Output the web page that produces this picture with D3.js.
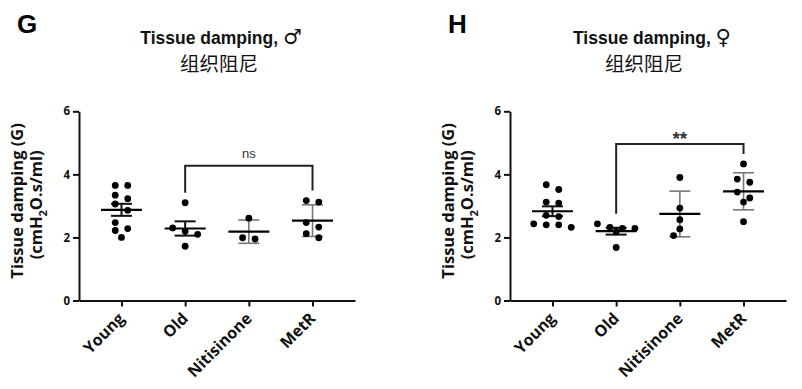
<!DOCTYPE html>
<html>
<head>
<meta charset="utf-8">
<script src="https://cdn.jsdelivr.net/npm/d3@7"></script>
<style>
body { margin: 0; background: #fff; }
</style>
</head>
<body>
<div id="chart"></div>
<script>
var categories = ["Young", "Old", "Nitisinone", "MetR"];
var errorType = ["sem", "sem", "sd", "sd"];   // Young/Old mean±SEM, others mean±SD
var yTicks = [0, 2, 4, 6];

// G: males
var maleYoung = [3.65, 3.65, 3.34, 3.23, 3.06, 2.86, 2.47, 2.28, 2.22, 2.00];
var maleOld = [3.10, 2.30, 2.20, 2.10, 1.72];
var maleNitisinone = [2.61, 1.99, 1.95];
var maleMetR = [3.17, 3.12, 2.47, 2.33, 2.12, 1.99];

// H: females
var femaleYoung = [3.67, 3.52, 3.12, 3.09, 2.70, 2.66, 2.43, 2.40, 2.40, 2.32];
var femaleOld = [2.43, 2.32, 2.29, 2.29, 2.18, 1.68];
var femaleNitisinone = [3.90, 2.93, 2.56, 2.27, 2.06];
var femaleMetR = [4.33, 3.85, 3.75, 3.44, 3.25, 3.12, 2.50];

// comparison brackets: groups, bracket level (data units), label
var maleCompare = ["Old", "MetR"];
var maleCompareLevel = 4.27;
var maleCompareLabel = "ns";
var femaleCompare = ["Old", "MetR"];
var femaleCompareLevel = 4.96;
var femaleCompareLabel = "**";

var width = 802, height = 389;

var svg = d3.select("#chart").append("svg")
    .attr("width", width)
    .attr("height", height);

var panels = [
  { x0: 79, letter: "G", symbol: "\u2642", titleX: 221, cnX: 219,
    groups: [maleYoung, maleOld, maleNitisinone, maleMetR],
    compare: maleCompare, level: maleCompareLevel, label: maleCompareLabel },
  { x0: 510, letter: "H", symbol: "\u2640", titleX: 652, cnX: 644,
    groups: [femaleYoung, femaleOld, femaleNitisinone, femaleMetR],
    compare: femaleCompare, level: femaleCompareLevel, label: femaleCompareLabel }
];

var axisFont = "'Open Sans', 'DejaVu Sans', sans-serif";
var titleFont = "'Liberation Sans', Arial, 'DejaVu Sans', sans-serif";
var r = 3.4, step = 12.5;

// simple beeswarm: near-equal values share a row, lone points dodge collisions
function swarm(values, cx, y) {
  var pts = values.slice().sort(d3.descending).map(function(v) { return { v: v, py: y(v) }; });
  var rows = [], cur = null;
  pts.forEach(function(p) {
    if (cur && p.py - cur[0].py < 6.5) cur.push(p);
    else { cur = [p]; rows.push(cur); }
  });
  var placed = [];
  function hits(px, py) {
    return placed.some(function(q) { return Math.hypot(q.px - px, q.py - py) < 2 * r + 0.2; });
  }
  rows.forEach(function(row) {
    var n = row.length;
    if (n === 1) {
      var p = row[0], cands = [0, -step / 2, step / 2, -step, step];
      for (var k = 0; k < cands.length; k++) {
        if (!hits(cx + cands[k], p.py)) { p.px = cx + cands[k]; break; }
      }
      if (p.px === undefined) p.px = cx;
      placed.push(p);
    } else {
      row.forEach(function(p, i) {
        p.px = cx + (i - (n - 1) / 2) * step;
        placed.push(p);
      });
    }
  });
  return placed;
}

panels.forEach(function(cfg) {
  var g = svg.append("g");

  var x = d3.scalePoint().domain(categories)
      .range([cfg.x0, cfg.x0 + 276]).padding(0.667);
  var y = d3.scaleLinear().domain([0, 6]).range([300.5, 111.3]);

  // panel letter + titles
  g.append("text")
      .attr("x", cfg.x0 - 62).attr("y", 32.5)
      .style("font-family", titleFont).style("font-weight", "bold")
      .style("font-size", "26px")
      .text(cfg.letter);

  var tt = g.append("text")
      .attr("x", cfg.titleX).attr("y", 43.5)
      .attr("text-anchor", "middle")
      .style("font-family", titleFont).style("font-weight", "bold")
      .style("font-size", "17.5px").style("fill", "#111");
  tt.append("tspan").text("Tissue damping, ");
  tt.append("tspan")
      .style("font-family", "'DejaVu Sans', sans-serif")
      .style("font-size", "21px")
      .text(cfg.symbol);

  g.append("text")
      .attr("x", cfg.cnX).attr("y", 70.5)
      .attr("text-anchor", "middle")
      .style("font-family", "'Noto Sans CJK SC', sans-serif")
      .style("font-size", "19.5px").style("fill", "#111")
      .text("组织阻尼");

  // axes
  var yAxis = d3.axisLeft(y).tickValues(yTicks).tickFormat(d3.format("d"))
      .tickSize(6).tickSizeOuter(0).tickPadding(3);
  var xAxis = d3.axisBottom(x).tickSize(6).tickSizeOuter(0).tickFormat("");

  var ya = g.append("g")
      .attr("transform", "translate(" + cfg.x0 + ",0)")
      .call(yAxis);
  ya.selectAll("text")
      .style("font-family", axisFont).style("font-weight", "bold")
      .style("font-size", "11.5px").style("fill", "#111");

  var xa = g.append("g")
      .attr("transform", "translate(0," + y(0) + ")")
      .call(xAxis);

  [ya, xa].forEach(function(a) {
    a.select(".domain").attr("stroke", "#111").attr("stroke-width", 2);
    a.selectAll(".tick line").attr("stroke", "#111").attr("stroke-width", 2);
  });

  // rotated category labels
  g.selectAll(".xlab")
      .data(categories)
      .enter().append("text")
      .attr("class", "xlab")
      .attr("transform", function(d) {
        return "translate(" + (x(d) + 4) + "," + (y(0) + 19) + ") rotate(-45)";
      })
      .attr("text-anchor", "end")
      .style("font-family", axisFont).style("font-weight", "bold")
      .style("font-size", "16px").style("fill", "#111")
      .text(function(d) { return d; });

  // y axis title (two lines)
  var cy = (y(0) + y(6)) / 2;
  g.append("text")
      .attr("transform", "translate(" + (cfg.x0 - 56) + "," + (cy - 5) + ") rotate(-90)")
      .attr("text-anchor", "middle")
      .style("font-family", axisFont).style("font-weight", "bold")
      .style("font-size", "16.5px").style("fill", "#111")
      .text("Tissue damping (G)");

  var t2 = g.append("text")
      .attr("transform", "translate(" + (cfg.x0 - 37) + "," + (cy - 1) + ") rotate(-90)")
      .attr("text-anchor", "middle")
      .style("font-family", axisFont).style("font-weight", "bold")
      .style("font-size", "16.5px").style("fill", "#111");
  t2.append("tspan").text("(cmH");
  t2.append("tspan").attr("dy", 5).style("font-size", "11px").text("2");
  t2.append("tspan").attr("dy", -5).text("O.s/ml)");

  // groups
  cfg.groups.forEach(function(vals, i) {
    var cat = categories[i], cx = x(cat);
    var m = d3.mean(vals), sd = d3.deviation(vals);
    var err = errorType[i] === "sem" ? sd / Math.sqrt(vals.length) : sd;
    var ec = errorType[i] === "sem" ? "#111" : "#777";
    var ew = errorType[i] === "sem" ? 2 : 1.6;

    var eg = g.append("g");
    eg.append("line")
        .attr("x1", cx).attr("x2", cx).attr("y1", y(m + err)).attr("y2", y(m - err))
        .attr("stroke", ec).attr("stroke-width", ew);
    [m + err, m - err].forEach(function(v) {
      eg.append("line")
          .attr("x1", cx - 10.5).attr("x2", cx + 10.5).attr("y1", y(v)).attr("y2", y(v))
          .attr("stroke", ec).attr("stroke-width", ew);
    });

    g.selectAll(".dot" + i)
        .data(swarm(vals, cx, y))
        .enter().append("circle")
        .attr("cx", function(d) { return d.px; })
        .attr("cy", function(d) { return d.py; })
        .attr("r", r)
        .attr("fill", "#000");

    g.append("line")
        .attr("x1", cx - 20.5).attr("x2", cx + 20.5).attr("y1", y(m)).attr("y2", y(m))
        .attr("stroke", "#000").attr("stroke-width", 2.2);
  });

  // comparison bracket
  var a = categories.indexOf(cfg.compare[0]), b = categories.indexOf(cfg.compare[1]);
  var xa1 = x(cfg.compare[0]), xb1 = x(cfg.compare[1]), yl = y(cfg.level);
  var ya1 = y(d3.max(cfg.groups[a])) - 10, yb1 = y(d3.max(cfg.groups[b])) - 10;
  g.append("path")
      .attr("d", "M" + xa1 + "," + ya1 + "V" + yl + "H" + xb1 + "V" + yb1)
      .attr("fill", "none").attr("stroke", "#222").attr("stroke-width", 2);

  var isStars = cfg.label.indexOf("*") >= 0;
  g.append("text")
      .attr("x", (xa1 + xb1) / 2)
      .attr("y", isStars ? yl + 1 : yl - 8)
      .attr("text-anchor", "middle")
      .style("font-family", titleFont)
      .style("font-weight", isStars ? "bold" : "normal")
      .style("font-size", isStars ? "19px" : "13px")
      .style("fill", "#333")
      .text(cfg.label);
});
</script>
</body>
</html>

[TO DO] With all pictures left out, please transcribe exactly the lines from the start of the material through the line with "var maleMetR = [3.17, 3.12, 2.47, 2.33, 2.12, 1.99];".

[WORKED ANSWER]
Output the web page that produces this picture with D3.js.
<!DOCTYPE html>
<html>
<head>
<meta charset="utf-8">
<script src="https://cdn.jsdelivr.net/npm/d3@7"></script>
<style>
body { margin: 0; background: #fff; }
</style>
</head>
<body>
<div id="chart"></div>
<script>
var categories = ["Young", "Old", "Nitisinone", "MetR"];
var errorType = ["sem", "sem", "sd", "sd"];   // Young/Old mean±SEM, others mean±SD
var yTicks = [0, 2, 4, 6];

// G: males
var maleYoung = [3.65, 3.65, 3.34, 3.23, 3.06, 2.86, 2.47, 2.28, 2.22, 2.00];
var maleOld = [3.10, 2.30, 2.20, 2.10, 1.72];
var maleNitisinone = [2.61, 1.99, 1.95];
var maleMetR = [3.17, 3.12, 2.47, 2.33, 2.12, 1.99];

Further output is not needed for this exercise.